* [What you will do] Copy the records below exactly, starting at the line that contains "Reproduce this chart with Altair." and ending at the line that contains "LABEL_BASE = [159, 316, 464]"; leave out any pictures.
# # # # #
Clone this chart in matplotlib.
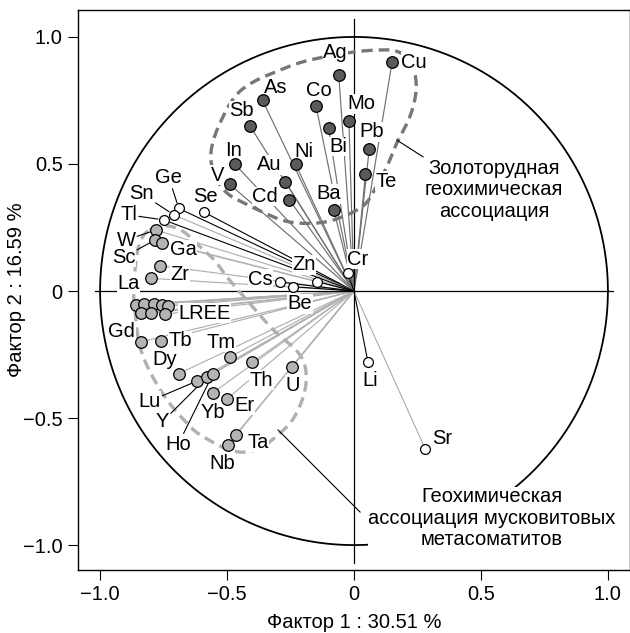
import numpy as np
import matplotlib
matplotlib.use("Agg")
import matplotlib.pyplot as plt
from matplotlib.ticker import FuncFormatter

plt.rcParams['font.family'] = ['Liberation Sans', 'DejaVu Sans']
FS = 14.5

# factor loadings (factor 1, factor 2)
gold_names = ["Ag", "Cu", "As", "Co", "Mo", "Sb", "Bi", "Pb", "In", "Ni", "Te", "V", "Au", "Cd", "Ba"]
gold_f1 = [-0.06, 0.15, -0.36, -0.15, -0.02, -0.41, -0.10, 0.06, -0.47, -0.23, 0.045, -0.49, -0.27, -0.255, -0.08]
gold_f2 = [0.85, 0.90, 0.75, 0.73, 0.67, 0.65, 0.64, 0.56, 0.50, 0.50, 0.46, 0.42, 0.43, 0.36, 0.32]

musc_names = ["W", "Sc", "Ga", "Zr", "La", "Gd", "Tb", "Tm", "Th", "U", "Dy", "Lu", "Y", "Ho",
              "Yb", "Er", "Ta", "Nb"]
musc_f1 = [-0.78, -0.785, -0.755, -0.765, -0.80, -0.84, -0.76, -0.49, -0.40, -0.245, -0.69, -0.62,
           -0.58, -0.555, -0.555, -0.50, -0.465, -0.495]
musc_f2 = [0.24, 0.20, 0.19, 0.10, 0.05, -0.20, -0.195, -0.26, -0.28, -0.30, -0.325, -0.355,
           -0.34, -0.325, -0.40, -0.425, -0.565, -0.605]

# light rare earth elements, drawn as one cluster
lree_f1 = [-0.858, -0.827, -0.787, -0.756, -0.732, -0.839, -0.799, -0.744]
lree_f2 = [-0.055, -0.051, -0.051, -0.055, -0.059, -0.087, -0.087, -0.091]

other_names = ["Cr", "Se", "Ge", "Sn", "Tl", "Cs", "Be", "Zn", "Li", "Sr"]
other_f1 = [-0.025, -0.59, -0.69, -0.71, -0.75, -0.29, -0.24, -0.145, 0.055, 0.28]
other_f2 = [0.07, 0.31, 0.325, 0.30, 0.28, 0.035, 0.017, 0.037, -0.28, -0.62]

# label offsets in pixels (dx right, dy down) and which labels get a leader line
label_off = {
    "Ag": (-3, -23), "Cu": (22, 0), "As": (13, -13), "Co": (3, -15), "Mo": (12, -17),
    "Sb": (-8, -15), "Bi": (10, 18), "Pb": (2, -17), "In": (-1, -13), "Ni": (8, -12),
    "Te": (21, 7), "V": (-12, -9), "Au": (-16, -17), "Cd": (-24, -3), "Ba": (-5, -16),
    "Cr": (10, -14), "Se": (1, -16), "Ge": (-10, -31), "Sn": (-32, -21), "Tl": (-35, -5),
    "Cs": (-20, -3), "Be": (7, 17), "Zn": (-13, -17), "Li": (2, 18), "Sr": (17, -10),
    "W": (-30, 10), "Sc": (-31, 17), "Ga": (21, 7), "Zr": (20, 9), "La": (-22, 5),
    "Gd": (-19, -10), "Tb": (19, 0), "Tm": (-9, -15), "Th": (9, 18), "U": (1, 18),
    "Dy": (-14, -14), "Lu": (-47, 20), "Y": (-44, 44), "Ho": (-35, 71), "Yb": (0, 20),
    "Er": (17, 6), "Ta": (22, 8), "Nb": (-6, 19),
}
leaders = ["Ge", "Sn", "Tl", "W", "Sc", "Lu", "Y", "Ho"]

# dashed outlines of the two associations
gold_outline = [(-0.008, 0.941), (0.083, 0.949), (0.173, 0.949), (0.228, 0.902), (0.248, 0.823),
                (0.240, 0.744), (0.213, 0.665), (0.169, 0.587), (0.134, 0.496), (0.091, 0.417),
                (0.055, 0.350), (0.016, 0.319), (-0.047, 0.291), (-0.102, 0.272), (-0.181, 0.264),
                (-0.272, 0.272), (-0.362, 0.311), (-0.441, 0.350), (-0.496, 0.378), (-0.539, 0.429),
                (-0.567, 0.508), (-0.559, 0.587), (-0.520, 0.681), (-0.469, 0.772), (-0.402, 0.823),
                (-0.311, 0.862), (-0.220, 0.898), (-0.142, 0.917)]
musc_outline = [(-0.823, 0.232), (-0.783, 0.248), (-0.736, 0.260), (-0.673, 0.240), (-0.606, 0.173),
                (-0.547, 0.122), (-0.508, 0.063), (-0.429, -0.028), (-0.362, -0.106), (-0.299, -0.173),
                (-0.232, -0.224), (-0.193, -0.280), (-0.185, -0.358), (-0.205, -0.437), (-0.244, -0.516),
                (-0.299, -0.567), (-0.362, -0.618), (-0.429, -0.638), (-0.496, -0.626), (-0.559, -0.594),
                (-0.626, -0.555), (-0.677, -0.500), (-0.732, -0.437), (-0.783, -0.358), (-0.823, -0.280),
                (-0.850, -0.201), (-0.862, -0.083), (-0.870, -0.004), (-0.862, 0.091), (-0.850, 0.181)]


def chaikin(points, n=3):
    p = np.array(points)
    for _ in range(n):
        q = np.roll(p, -1, axis=0)
        p = np.column_stack([0.75 * p + 0.25 * q, 0.25 * p + 0.75 * q]).reshape(-1, 2)
    return np.vstack([p, p[:1]])


def fmt(v, pos):
    if abs(v) < 1e-9:
        return "0"
    return f"{v:.1f}".replace("-", "\u2212")


fig = plt.figure(figsize=(6.3, 6.33), dpi=100)
ax = fig.add_axes([78 / 630, 63 / 633, 552 / 630, 560 / 633])
ax.set_xlim(-1.087, 1.087)
ax.set_ylim(-1.098, 1.106)

# unit circle and axes through origin
t = np.linspace(0, 2 * np.pi, 400)
ax.plot(np.cos(t), np.sin(t), color="black", lw=1.3, zorder=1.5)
ax.plot([-1.02, 1.02], [0, 0], color="black", lw=0.9, zorder=1.5)
ax.plot([0, 0], [-1.07, 1.07], color="black", lw=0.9, zorder=1.5)

# rays from the origin
for x, y in zip(gold_f1, gold_f2):
    ax.plot([0, x], [0, y], color="#707070", lw=0.85, zorder=1)
for x, y in zip(musc_f1 + lree_f1, musc_f2 + lree_f2):
    ax.plot([0, x], [0, y], color="#b0b0b0", lw=0.85, zorder=1)
for name, x, y in zip(other_names, other_f1, other_f2):
    c = "#aaaaaa" if name in ("Sr", "Sn") else "black"
    ax.plot([0, x], [0, y], color=c, lw=0.8, zorder=1)

# outlines
g = chaikin(gold_outline)
ax.plot(g[:, 0], g[:, 1], color="#777777", lw=2.4, ls=(0, (3.2, 1.8)), zorder=2)
m = chaikin(musc_outline)
ax.plot(m[:, 0], m[:, 1], color="#b0b0b0", lw=2.4, ls=(0, (3.2, 1.8)), zorder=2)

# points
ax.scatter(gold_f1, gold_f2, s=70, c="#5a5a5a", edgecolors="black", linewidths=0.9, zorder=4)
ax.scatter(musc_f1 + lree_f1, musc_f2 + lree_f2, s=70, c="#b4b4b4", edgecolors="black",
           linewidths=0.9, zorder=4)
ax.scatter(other_f1, other_f2, s=50, c="white", edgecolors="black", linewidths=0.9, zorder=4)

# labels
box = dict(boxstyle="square,pad=0.02", fc="white", ec="none")
all_pts = list(zip(gold_names, gold_f1, gold_f2)) + list(zip(musc_names, musc_f1, musc_f2)) \
    + list(zip(other_names, other_f1, other_f2))
for name, x, y in all_pts:
    dx, dy = label_off[name]
    kw = {}
    if name in leaders:
        kw["arrowprops"] = dict(arrowstyle="-", color="black", lw=0.8, shrinkA=1, shrinkB=4)
    ax.annotate(name, xy=(x, y), xytext=(dx, -dy), textcoords="offset pixels",
                ha="center", va="center", fontsize=FS, bbox=box, zorder=3, **kw)
ax.annotate("LREE", xy=(np.mean(lree_f1), np.mean(lree_f2)), xytext=(52, -5),
            textcoords="offset pixels", ha="center", va="center", fontsize=FS, bbox=box, zorder=3)

# group annotations
ax.plot([0.169, 0.272], [0.594, 0.528], color="black", lw=0.8, zorder=2.5)
ax.text(0.551, 0.398, "Золоторудная\nгеохимическая\nассоциация", ha="center", va="center",
        fontsize=FS, linespacing=1.15, bbox=box, zorder=3)
ax.plot([-0.299, 0.024], [-0.547, -0.870], color="black", lw=0.8, zorder=2.5)
ax.text(0.543, -0.894, "Геохимическая\nассоциация мусковитовых\nметасоматитов", ha="center",
        va="center", fontsize=FS, linespacing=1.15, bbox=box, zorder=3)

ticks = [-1.0, -0.5, 0, 0.5, 1.0]
ax.set_xticks(ticks)
ax.set_yticks(ticks)
ax.xaxis.set_major_formatter(FuncFormatter(fmt))
ax.yaxis.set_major_formatter(FuncFormatter(fmt))
ax.tick_params(direction="out", length=7, width=0.8, labelsize=FS, pad=4)
for s in ax.spines.values():
    s.set_linewidth(1.0)
ax.set_xlabel("Фактор 1 : 30.51 %", fontsize=FS)
ax.set_ylabel("Фактор 2 : 16.59 %", fontsize=FS)
ax.xaxis.set_label_coords(0.5, -0.077)
ax.yaxis.set_label_coords(-0.095, 0.5)

fig.savefig("out.png", dpi=100)
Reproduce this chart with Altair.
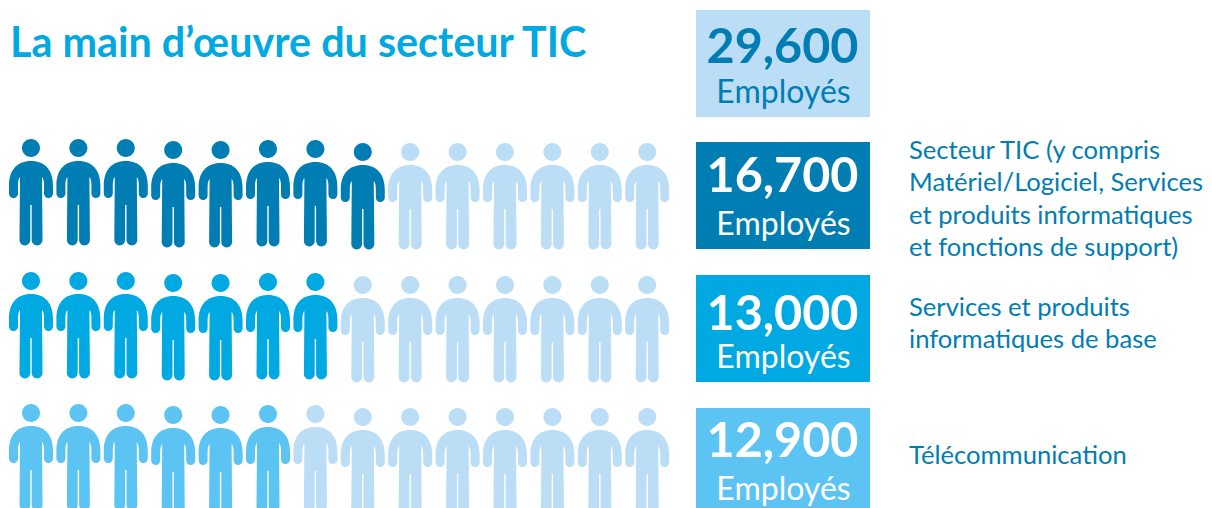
import altair as alt
import pandas as pd

TITLE = "La main d’œuvre du secteur TIC"
TOTAL = "29,600"
UNIT = "Employés"
ROW_VALUES = ["16,700", "13,000", "12,900"]
ROW_FILLED = [8, 7, 6]
ROW_COLOURS = ["#007DB3", "#00A9E2", "#5CC4F2"]
ROW_LABELS = [
    ["Secteur TIC (y compris", "Matériel/Logiciel, Services", "et produits informatiques", "et fonctions de support)"],
    ["Services et produits", "informatiques de base"],
    ["Télécommunication"],
]
PALE = "#BBDDF6"
ICONS_PER_ROW = 14

# layout (page pixels)
W, H = 1196, 500
OX, OY = 8, 8
HEAD_Y = [148, 281, 413]
ICON_X0, ICON_STEP = 31, 47.4
COL_DY = [0, 0, 0, 2, 2, 1, 1, 4, 4, 4, 4, 4, 4, 4]
BOX_X = (696, 870)
BOX_TOP = [142, 275, 408]
BOX_H = 107
LABEL_X = 909
LABEL_STEP = 32.3
LABEL_BASE = [159, 316, 464]

PERSON = (
    "M-9 0A9 9 0 1 1 9 0A9 9 0 1 1 -9 0Z"
    "M0 13C14 13 22 22 22 38L22 45.5A4.5 4.5 0 0 1 13 45.5L13 37Q13 31 11 29"
    "L11.5 92A5.4 5.4 0 0 1 0.7 92L0.7 57L-0.7 57L-0.7 92A5.4 5.4 0 0 1 -11.5 92"
    "L-11 29Q-13 31 -13 37L-13 45.5A4.5 4.5 0 0 1 -22 45.5L-22 38C-22 22 -14 13 0 13Z"
)

xs = alt.Scale(domain=[0, W], range=[0, W])
ys = alt.Scale(domain=[0, H], range=[0, H])
X = lambda f: alt.X(f, type="quantitative", scale=xs, axis=None)
Y = lambda f: alt.Y(f, type="quantitative", scale=ys, axis=None)

people = []
for r, (n, c) in enumerate(zip(ROW_FILLED, ROW_COLOURS)):
    for k in range(ICONS_PER_ROW):
        people.append({
            "x": ICON_X0 + k * ICON_STEP - OX,
            "y": HEAD_Y[r] + COL_DY[k] - OY,
            "colour": c if k < n else PALE,
        })
people = pd.DataFrame(people)

boxes = pd.DataFrame(
    [{"x": BOX_X[0] - OX, "x2": BOX_X[1] - OX, "y": 10 - OY, "y2": 117 - OY, "colour": PALE}]
    + [{"x": BOX_X[0] - OX, "x2": BOX_X[1] - OX, "y": t - OY, "y2": t + BOX_H - OY, "colour": c}
       for t, c in zip(BOX_TOP, ROW_COLOURS)]
)

BOX_CX = (BOX_X[0] + BOX_X[1]) / 2 - OX
nums = pd.DataFrame(
    [{"x": BOX_CX - 0.5, "y": 63 - OY, "t": TOTAL, "colour": ROW_COLOURS[0]}]
    + [{"x": BOX_CX - 0.5, "y": b - OY, "t": v, "colour": "#FFFFFF"}
       for b, v in zip([192, 330, 457], ROW_VALUES)]
)
units = pd.DataFrame(
    [{"x": BOX_CX + 0.5, "y": 103 - OY, "t": UNIT, "colour": ROW_COLOURS[0]}]
    + [{"x": BOX_CX + 0.5, "y": b - OY, "t": UNIT, "colour": "#FFFFFF"} for b in [235, 368, 500]]
)
labels = pd.DataFrame([
    {"x": LABEL_X - OX, "y": LABEL_BASE[r] + i * LABEL_STEP - OY, "t": line}
    for r, lines in enumerate(ROW_LABELS) for i, line in enumerate(lines)
])
title_df = pd.DataFrame([{"x": 10 - OX, "y": 57 - OY, "t": TITLE}])

col = alt.Color("colour:N", scale=None)

box_layer = alt.Chart(boxes).mark_rect(clip=True).encode(
    x=X("x"), x2="x2", y=Y("y"), y2="y2", color=col)
icon_layer = alt.Chart(people).mark_point(
    shape=PERSON, size=4, filled=True, opacity=1, strokeWidth=0, clip=True
).encode(x=X("x"), y=Y("y"), color=col)
num_layer = alt.Chart(nums).mark_text(
    font="Lato", fontSize=48.5, fontWeight=700, align="center", baseline="alphabetic"
).encode(x=X("x"), y=Y("y"), text="t:N", color=col)
unit_layer = alt.Chart(units).mark_text(
    font="Lato", fontSize=32, align="center", baseline="alphabetic", clip=True
).encode(x=X("x"), y=Y("y"), text="t:N", color=col)
label_layer = alt.Chart(labels).mark_text(
    font="Lato", fontSize=25.6, align="left", baseline="alphabetic", color=ROW_COLOURS[0]
).encode(x=X("x"), y=Y("y"), text="t:N")
title_layer = alt.Chart(title_df).mark_text(
    font="Lato", fontSize=41.3, fontWeight=700, align="left", baseline="alphabetic", color=ROW_COLOURS[1]
).encode(x=X("x"), y=Y("y"), text="t:N")

chart = (
    alt.layer(box_layer, icon_layer, num_layer, unit_layer, label_layer, title_layer)
    .properties(width=W, height=H, padding=0, background="white",
                autosize=alt.AutoSizeParams(type="none"))
    .configure_view(stroke=None)
)
chart.save("out.html", embed_options={"renderer": "svg", "actions": False})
# # # # #
* [Answer to the task]
Reproduce this chart with Altair.
import altair as alt
import pandas as pd

TITLE = "La main d’œuvre du secteur TIC"
TOTAL = "29,600"
UNIT = "Employés"
ROW_VALUES = ["16,700", "13,000", "12,900"]
ROW_FILLED = [8, 7, 6]
ROW_COLOURS = ["#007DB3", "#00A9E2", "#5CC4F2"]
ROW_LABELS = [
    ["Secteur TIC (y compris", "Matériel/Logiciel, Services", "et produits informatiques", "et fonctions de support)"],
    ["Services et produits", "informatiques de base"],
    ["Télécommunication"],
]
PALE = "#BBDDF6"
ICONS_PER_ROW = 14

# layout (page pixels)
W, H = 1196, 500
OX, OY = 8, 8
HEAD_Y = [148, 281, 413]
ICON_X0, ICON_STEP = 31, 47.4
COL_DY = [0, 0, 0, 2, 2, 1, 1, 4, 4, 4, 4, 4, 4, 4]
BOX_X = (696, 870)
BOX_TOP = [142, 275, 408]
BOX_H = 107
LABEL_X = 909
LABEL_STEP = 32.3
LABEL_BASE = [159, 316, 464]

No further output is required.